In this demonstration we will show you, how Sauce Labs is using Chrome DevTools functionality to offer frontend performance tests at scale in the cloud. By providing an extended version of the WebDriver Protocol, Sauce Labs users have instant access to commands that run performance tests with the help of Open Source tools like Lighthouse.
Beyond browser vendors: Igalia and Open Source's unique roles in Standardization
by Brian Kardell (Igalia)
Our collective ideas and approach to standardization have
changed and matured a lot in the last 30 years. Things have gotten a
lot better. Browser vendors, however, have always seemed to play a
critical role and thus had an exceptionally loud voice in the
standards process. A considerable number of things are often held up
because of simple organizational priorities, rather than significant
controversy or disagreement.
For more details, read Brian Kardell's related blog post.
Igalia helps remedy this by giving non-browser vendors the
opportunity to contribute to and advance the Open Web Platform in
concrete ways. Stop by and learn about the many modern and popular
features that we have helped advance, and how we help enable a healthy
ecosystem.
Shared Server Service 'Lolipop!'
by Yoshiya Taniwaki and Kensuke Yukimoto (GMO Pepabo)
We will introduce a Managed-Cloud plan and a new High-Speed plan
from "Lolipop!"
The Managed-Cloud plan from Lolipop! has both the flexibility of a cloud service and the benefits of simplicity of being a shared server. It allows you to make Web sites and applications easily and that can respond to a very high number of requests. High-Speed plan, which is a new plan released on Sept. 2nd, is easy to manage and features the fastest level of server responses. We will display information about the two plans from Lolipop! and send out a simple survey about shared servers. Please come to learn about Lolipop! and get our cool novelty gifts like stickers and more!
DiViNa
by Laurent Le Meur (EDRlab) and Luc Audrain (Hachette Digital Innovation)
They are called manga, webtoon, bande dessinée or comics depending on the country. When digital, these "visual narratives" are read at home and on the move via native apps or on the Web. This digital market is a huge reality in Korea and Japan.
By bringing together the actors of the book chain, the EDRLab DiViNa Working Group aims at developing an open standard for digital comics on the Web, based on Web publications: a descriptive language, independent of any rendering technology, capable of conveying the intentions of comics authors regarding the image structure, visual constraints, transitions between images, snap points, sounds, animations, layers and parallax effects. DiViNa stands for Digital Visual Narratives, a mobile first generalization of comics, manga, etc.

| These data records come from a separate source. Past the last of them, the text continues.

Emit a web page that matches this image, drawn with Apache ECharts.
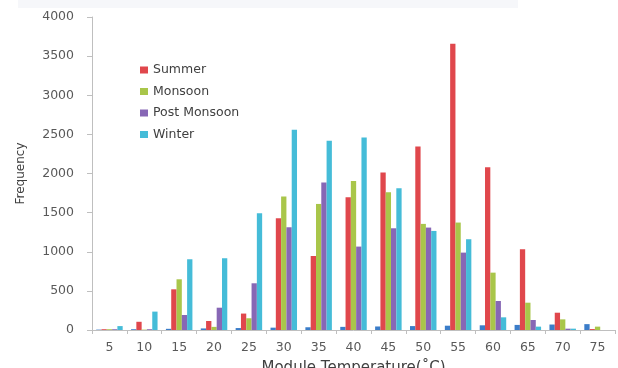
<!DOCTYPE html>
<html>
<head>
<meta charset="utf-8">
<script src="https://cdn.jsdelivr.net/npm/echarts@6/dist/echarts.min.js"></script>
<style>
html,body{margin:0;padding:0;background:#fff;}
#chart{width:618px;height:368px;}
</style>
</head>
<body>
<div id="chart"></div>
<script>
var categories = ['5','10','15','20','25','30','35','40','45','50','55','60','65','70','75'];
var baseSeries = [5, 10, 15, 20, 25, 30, 35, 40, 45, 50, 55, 60, 65, 70, 75];
var summer = [10, 105, 520, 115, 210, 1428, 946, 1697, 2012, 2345, 3658, 2081, 1032, 221, 12];
var monsoon = [10, 5, 648, 40, 150, 1705, 1611, 1905, 1761, 1356, 1373, 733, 349, 136, 43];
var postMonsoon = [10, 10, 192, 285, 597, 1313, 1884, 1066, 1300, 1309, 989, 371, 128, 17, 0];
var winter = [50, 235, 904, 917, 1492, 2558, 2417, 2460, 1812, 1266, 1160, 162, 43, 17, 0];
var yTicks = {min: 0, max: 4000, interval: 500};

var font = 'DejaVu Sans';
var chart = echarts.init(document.getElementById('chart'), null, {renderer: 'canvas'});
function bar(name, data, color) {
  return {name: name, type: 'bar', data: data, barGap: '0%', barCategoryGap: '24%',
    itemStyle: {color: color}, emphasis: {disabled: true}};
}
chart.setOption({
  animation: false,
  backgroundColor: '#ffffff',
  graphic: [{type: 'rect', shape: {x: 18, y: 0, width: 500, height: 8}, style: {fill: '#f6f7fa'}, silent: true, z: -10}],
  grid: {left: 92, right: 3, top: 17, bottom: 38, containLabel: false, outerBoundsMode: 'none'},
  legend: {
    data: ['Summer', 'Monsoon', 'Post Monsoon', 'Winter'],
    orient: 'vertical', left: 135, top: 58,
    itemWidth: 8, itemHeight: 7, itemGap: 7.5,
    icon: 'rect',
    textStyle: {fontFamily: font, fontSize: 12.5, color: '#404040', lineHeight: 14}
  },
  xAxis: {
    type: 'category', data: categories,
    name: 'Module Temperature(˚C)', nameLocation: 'middle', nameGap: 31,
    nameTextStyle: {fontFamily: font, fontSize: 15, color: '#404040'},
    axisLine: {lineStyle: {color: '#bfbfbf'}},
    axisTick: {show: true, length: 4, lineStyle: {color: '#bfbfbf'}},
    axisLabel: {fontFamily: font, fontSize: 12.5, color: '#595959', margin: 11},
    splitLine: {show: false}
  },
  yAxis: {
    type: 'value', min: yTicks.min, max: yTicks.max, interval: yTicks.interval,
    name: 'Frequency', nameLocation: 'middle', nameGap: 65, nameRotate: 90,
    nameTextStyle: {fontFamily: font, fontSize: 12, color: '#404040'},
    axisLine: {show: true, lineStyle: {color: '#bfbfbf'}},
    axisTick: {show: true, length: 5, lineStyle: {color: '#bfbfbf'}},
    axisLabel: {fontFamily: font, fontSize: 12.5, color: '#595959', margin: 18,
      formatter: function (v) { return String(v); }},
    splitLine: {show: false}
  },
  series: [
    bar('Temperature', baseSeries, '#3b7dc9'),
    bar('Summer', summer, '#e0474c'),
    bar('Monsoon', monsoon, '#a9c64a'),
    bar('Post Monsoon', postMonsoon, '#8767b5'),
    bar('Winter', winter, '#45bcd8')
  ]
});
</script>
</body>
</html>
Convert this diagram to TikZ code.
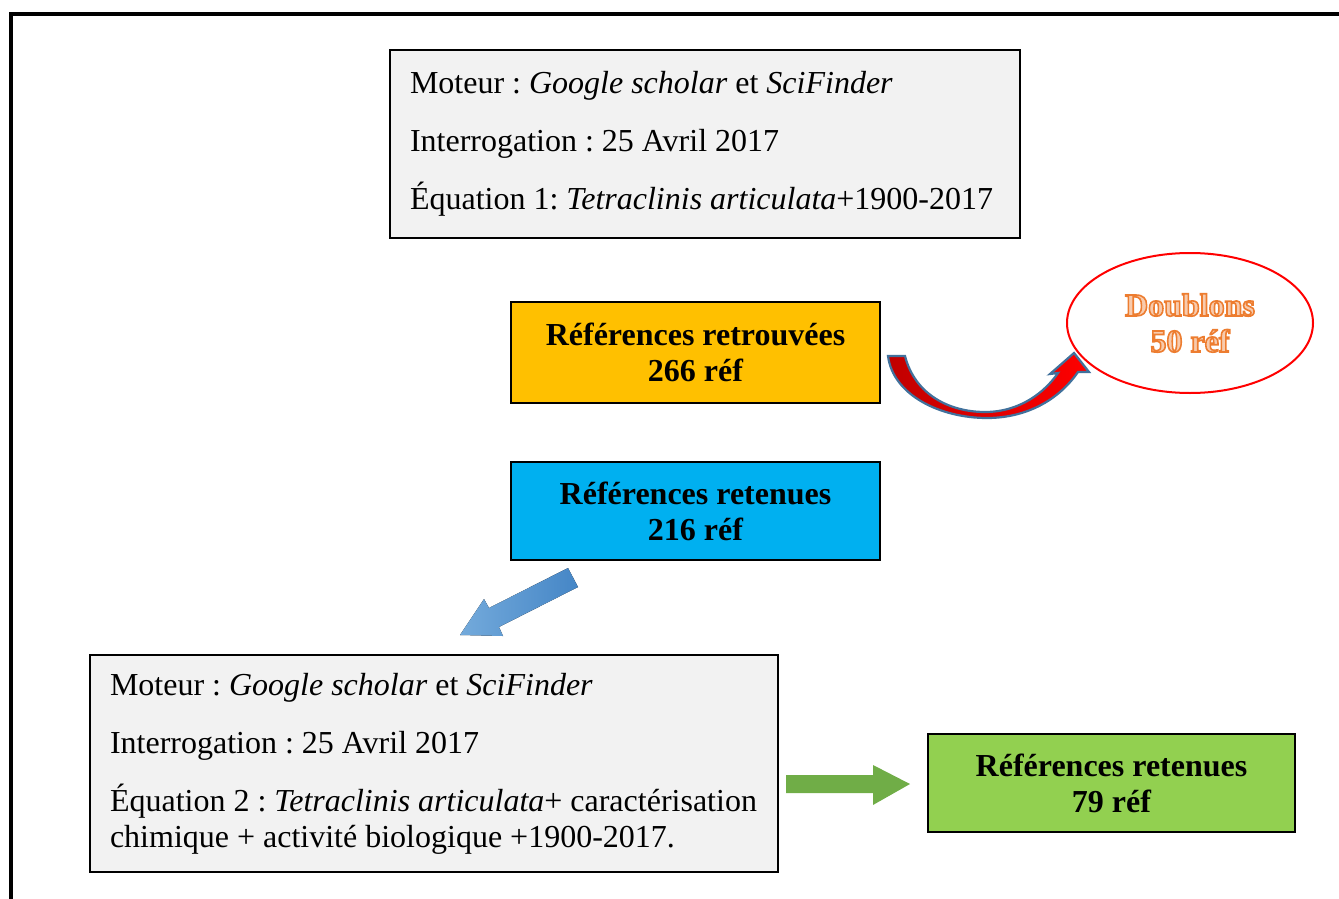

Currently incubated by the EDRLab DiViNa Working Group, the
Readium initiative is creating an open-source reading tool, that will
be proposed to the W3C Publishing Working Group as a profile of Web
Publications after being tested on different markets.
DiViNa's project team: Yoann Le Scoul (author), Ludivine Gouhier (editor), Florian Dupas (developer).
Simply elegant. Web Authentication, an API for accessing Public Key Credentials
by John Fontana and Luke Walker (Yubico)
In March of this year, Web Authentication (WebAuthn) became a W3C Recommendation, the final step in creating a standard API for authenticating users to web-based applications and services. Based on public key cryptography, WebAuthn is quickly finding favor with companies and services looking for better security. What makes WebAuthn so noteworthy is that all major platforms and browsers support the API. This provides simple authentication methods that protect against phishing attacks and creates a cross-platform and standardized environment.
At the W3C developer meetup, Yubico will highlight this work with a set of demos incorporating browsers, applications and mobile devices.